Company that traded in environmental services

Eligere Investments plc was a company that traded in environmental services such as the generation, provision and distribution of voluntary carbon offsets. The company received a warning from the UK's Financial Conduct Authority that it may be providing financial services or products in the UK without authorisation. The company became insolvent in 2017 and was liquidated in April 2020.

==History==
As of October 2014, William Redford is the company's chief executive officer.

The company was formerly traded on the GXG Market in Denmark but trading in the company's shares was suspended by GXG in early June 2015.

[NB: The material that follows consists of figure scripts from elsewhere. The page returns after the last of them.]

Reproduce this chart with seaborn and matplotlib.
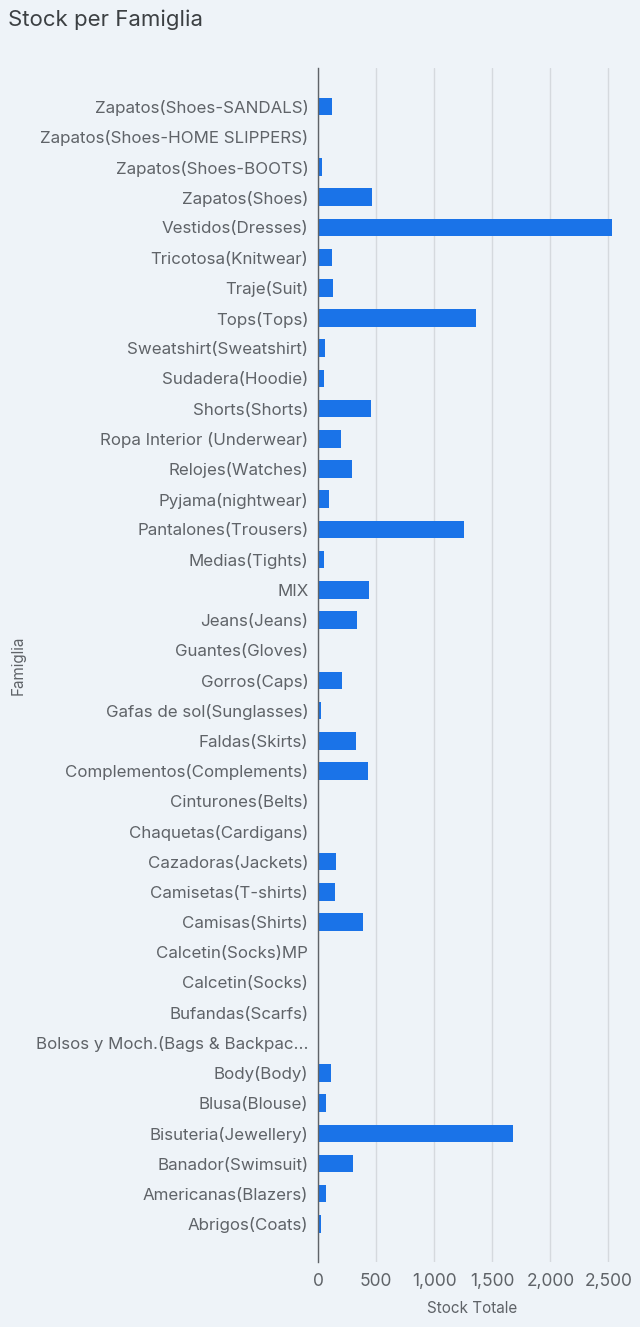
import matplotlib
matplotlib.use("Agg")
import matplotlib.pyplot as plt
import matplotlib.ticker as mticker
import seaborn as sns
import pandas as pd

# categories top to bottom, as shown in the chart
famiglie = [
    "Zapatos(Shoes-SANDALS)", "Zapatos(Shoes-HOME SLIPPERS)", "Zapatos(Shoes-BOOTS)",
    "Zapatos(Shoes)", "Vestidos(Dresses)", "Tricotosa(Knitwear)", "Traje(Suit)",
    "Tops(Tops)", "Sweatshirt(Sweatshirt)", "Sudadera(Hoodie)", "Shorts(Shorts)",
    "Ropa Interior (Underwear)", "Relojes(Watches)", "Pyjama(nightwear)",
    "Pantalones(Trousers)", "Medias(Tights)", "MIX", "Jeans(Jeans)", "Guantes(Gloves)",
    "Gorros(Caps)", "Gafas de sol(Sunglasses)", "Faldas(Skirts)",
    "Complementos(Complements)", "Cinturones(Belts)", "Chaquetas(Cardigans)",
    "Cazadoras(Jackets)", "Camisetas(T-shirts)", "Camisas(Shirts)",
    "Calcetin(Socks)MP", "Calcetin(Socks)", "Bufandas(Scarfs)",
    "Bolsos y Moch.(Bags & Backpac...", "Body(Body)", "Blusa(Blouse)",
    "Bisuteria(Jewellery)", "Banador(Swimsuit)", "Americanas(Blazers)", "Abrigos(Coats)",
]
stock = [
    120, 2, 37, 464, 2531, 120, 132, 1356, 63, 52, 456,
    195, 295, 97, 1255, 54, 441, 338, 2,
    204, 28, 324, 433, 5, 3, 152, 148, 390,
    0, 1, 2, 8, 109, 69, 1677, 304, 69, 23,
]
x_ticks = [0, 500, 1000, 1500, 2000, 2500]

BG = "#eef3f8"
BLUE = "#1a73e8"
TEXT = "#5f6368"

df = pd.DataFrame({"Famiglia": famiglie, "Stock Totale": stock})

sns.set_theme(style="white")
plt.rcParams["font.family"] = ["Inter", "Roboto", "DejaVu Sans"]

fig = plt.figure(figsize=(6.4, 13.27), dpi=100, facecolor=BG)
ax = fig.add_axes([0.497, 0.049, 0.481, 0.9])
ax.set_facecolor(BG)

sns.barplot(data=df, x="Stock Totale", y="Famiglia", orient="h", color=BLUE,
            saturation=1, width=0.58, linewidth=0, ax=ax, zorder=3)

ax.set_xlim(0, 2650)
ax.set_ylim(len(famiglie) - 1 + 1.26, -1.29)
ax.set_xticks(x_ticks)
ax.xaxis.set_major_formatter(mticker.FuncFormatter(lambda v, p: f"{int(v):,}"))
ax.grid(axis="x", color="#d5d9de", linewidth=1, zorder=0)

for s in ["top", "right", "bottom"]:
    ax.spines[s].set_visible(False)
ax.spines["left"].set_color("#5f6368")
ax.spines["left"].set_linewidth(1)
ax.spines["left"].set_zorder(4)

ax.tick_params(axis="y", length=0, pad=7, labelsize=12.2, labelcolor=TEXT)
ax.tick_params(axis="x", length=0, pad=8, labelsize=12.5, labelcolor=TEXT)

ax.set_xlabel("Stock Totale", fontsize=11, color=TEXT, labelpad=8)
ax.set_ylabel("Famiglia", fontsize=11, color=TEXT)
ax.yaxis.set_label_coords(-0.95, 0.5)

fig.text(0.013, 0.993, "Stock per Famiglia", fontsize=16, color="#3c4043",
         ha="left", va="top")

fig.savefig("out.png", dpi=100, facecolor=BG)
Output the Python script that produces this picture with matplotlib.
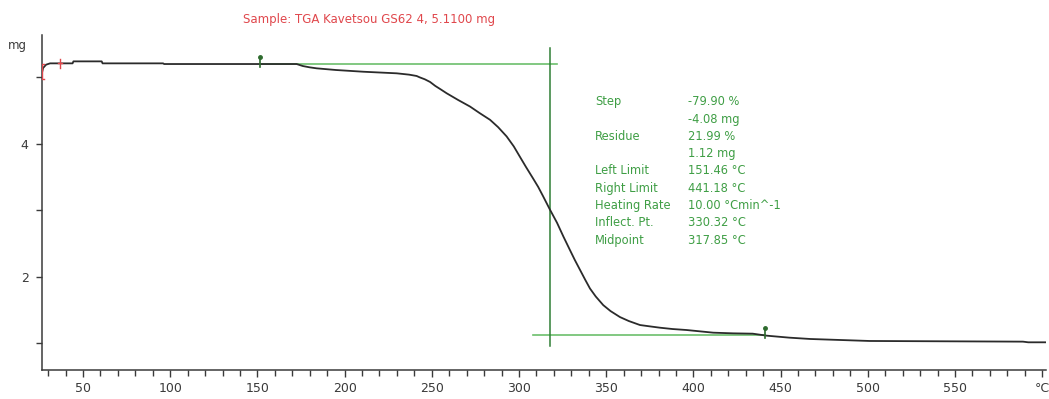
import matplotlib
matplotlib.use("Agg")
import matplotlib.pyplot as plt

# TGA curve: sample temperature (°C) and mass (mg)
temperature = [26.2, 27.1, 28.8, 31.1, 44.0, 44.5, 60.7, 61.2, 95.9, 96.5,
               172.5, 176.0, 180.0, 184.0, 195.0, 210.7, 229.9, 237.0, 241.3,
               243.0, 246.0, 249.0, 252.0, 255.0, 258.5, 265.0, 271.9, 277.5,
               283.4, 288.0, 292.9, 297.0, 300.6, 304.0, 308.0, 311.0, 313.8,
               317.5, 321.8, 325.5, 329.2, 332.0, 335.0, 338.0, 340.7, 344.0,
               348.3, 352.5, 357.9, 363.0, 369.4, 375.0, 380.8, 388.0, 396.1,
               411.4, 422.7, 434.0, 442.0, 455.0, 467.0, 501.0, 589.0, 592.0,
               602.0]
mass = [5.04, 5.14, 5.19, 5.21, 5.21, 5.24, 5.24, 5.21, 5.21, 5.20,
        5.20, 5.17, 5.15, 5.135, 5.11, 5.084, 5.06, 5.04, 5.02,
        5.00, 4.97, 4.93, 4.87, 4.82, 4.76, 4.66, 4.56, 4.46,
        4.36, 4.25, 4.11, 3.96, 3.80, 3.65, 3.48, 3.35, 3.21,
        3.02, 2.81, 2.60, 2.40, 2.25, 2.10, 1.95, 1.82, 1.70,
        1.57, 1.48, 1.39, 1.33, 1.27, 1.25, 1.23, 1.21, 1.195,
        1.155, 1.145, 1.14, 1.11, 1.08, 1.06, 1.03, 1.02, 1.01,
        1.01]

# Step evaluation results
step_pct = -79.90
step_mg = -4.08
residue_pct = 21.99
residue_mg = 1.12
left_limit = 151.46
right_limit = 441.18
heating_rate = 10.00
inflect_pt = 330.32
midpoint = 317.85
sample_label = "Sample: TGA Kavetsou GS62 4, 5.1100 mg"

x_ticks = [50, 100, 150, 200, 250, 300, 350, 400, 450, 500, 550, 600]
x_tick_labels = ["50", "100", "150", "200", "250", "300", "350", "400",
                 "450", "500", "550", "°C"]
y_ticks = [1, 2, 3, 4, 5]
y_tick_labels = ["", "2", "", "4", ""]

upper_level = residue_mg - step_mg
lower_level = residue_mg

W, H = 1049, 399
fig = plt.figure(figsize=(W / 100, H / 100), dpi=100)
ax = fig.add_axes([41.7 / W, 1 - 370 / H, (1046 - 41.7) / W, (370 - 35) / H])

axis_col = "#3a3a3a"
for side in ("top", "right"):
    ax.spines[side].set_visible(False)
for side in ("left", "bottom"):
    ax.spines[side].set_color(axis_col)
    ax.spines[side].set_linewidth(1.1)

ax.set_xlim(26.3, 602.2)
ax.set_ylim(0.593, 5.637)

ax.set_xticks(x_ticks)
ax.set_xticklabels(x_tick_labels)
ax.set_xticks(range(30, 600, 10), minor=True)
ax.set_yticks(y_ticks)
ax.set_yticklabels(y_tick_labels)
ax.tick_params(axis="both", which="both", direction="out", color=axis_col,
               width=1.0, labelcolor="#3a3a3a", labelsize=9)
ax.tick_params(axis="x", which="major", length=5, pad=4)
ax.tick_params(axis="x", which="minor", length=4)
ax.tick_params(axis="y", which="major", length=4.5, pad=5)

# Step construction lines
base_col = "#6cbf6c"
ax.plot([left_limit, 322.0], [upper_level, upper_level], color=base_col, lw=1.2, zorder=2)
ax.plot([308.0, right_limit], [lower_level, lower_level], color=base_col, lw=1.2, zorder=2)
ax.plot([midpoint, midpoint], [0.95, 5.44], color="#2f7f35", lw=1.1, zorder=2)

# Measured curve
ax.plot(temperature, mass, color="#2b2b2b", lw=1.3, zorder=3,
        solid_joinstyle="round")

# Evaluation limit markers
mark_col = "#2e6b2e"
for t, lvl in ((left_limit, upper_level), (right_limit, lower_level)):
    ax.plot([t, t], [lvl - 0.05, lvl + 0.1], color=mark_col, lw=1.2, zorder=4)
    ax.plot([t], [lvl + 0.1], marker="o", ms=2.5, color=mark_col, zorder=4)

# Start markers
red = "#e0474c"
ax.plot([36.8, 36.8], [5.14, 5.28], color=red, lw=1.0, zorder=4)
ax.plot([35.6, 38.0], [5.21, 5.21], color=red, lw=1.0, zorder=4)
ax.plot([27.5, 26.4, 26.4, 27.5], [5.20, 5.20, 4.98, 4.98], color=red, lw=1.0, zorder=4)

fig.text(369 / W, 1 - 19 / H, sample_label, color=red, fontsize=8.5,
         ha="center", va="center")
fig.text(17 / W, 1 - 45 / H, "mg", color="#3a3a3a", fontsize=8.5,
         ha="center", va="center")

rows = [
    ("Step", f"{step_pct:.2f} %"),
    ("", f"{step_mg:.2f} mg"),
    ("Residue", f"{residue_pct:.2f} %"),
    ("", f"{residue_mg:.2f} mg"),
    ("Left Limit", f"{left_limit:.2f} °C"),
    ("Right Limit", f"{right_limit:.2f} °C"),
    ("Heating Rate", f"{heating_rate:.2f} °Cmin^-1"),
    ("Inflect. Pt.", f"{inflect_pt:.2f} °C"),
    ("Midpoint", f"{midpoint:.2f} °C"),
]
txt_col = "#3f9e45"
for i, (name, val) in enumerate(rows):
    yy = 1 - (101.7 + 17.3 * i) / H
    if name:
        fig.text(595 / W, yy, name, color=txt_col, fontsize=8.3, va="center", ha="left")
    fig.text(688 / W, yy, val, color=txt_col, fontsize=8.3, va="center", ha="left")

fig.savefig("out.png", dpi=100, facecolor="white")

Following a reorganisation in April 2015, the ordinary shares of Eligere Investments were 67% owned by Kijani Resources Limited, a special purpose vehicle of the Kijani Commodity Fund that is a segregated portfolio of the Brighton Segregated Portfolio Company (SPC) based in the Cayman Islands. On 1 June 2015, the Cayman Islands Monetary Authority announced that Brighton SPC had been placed in Controllership following a forensic examination of the fund by accountants. The controllers now have complete authority over the fund in order to protect the interests of investors and creditors.

The UK's Financial Conduct Authority has warned that Eligere may be providing financial services or products in the UK without their authorisation. The company became insolvent in 2017 and was liquidated in April 2020.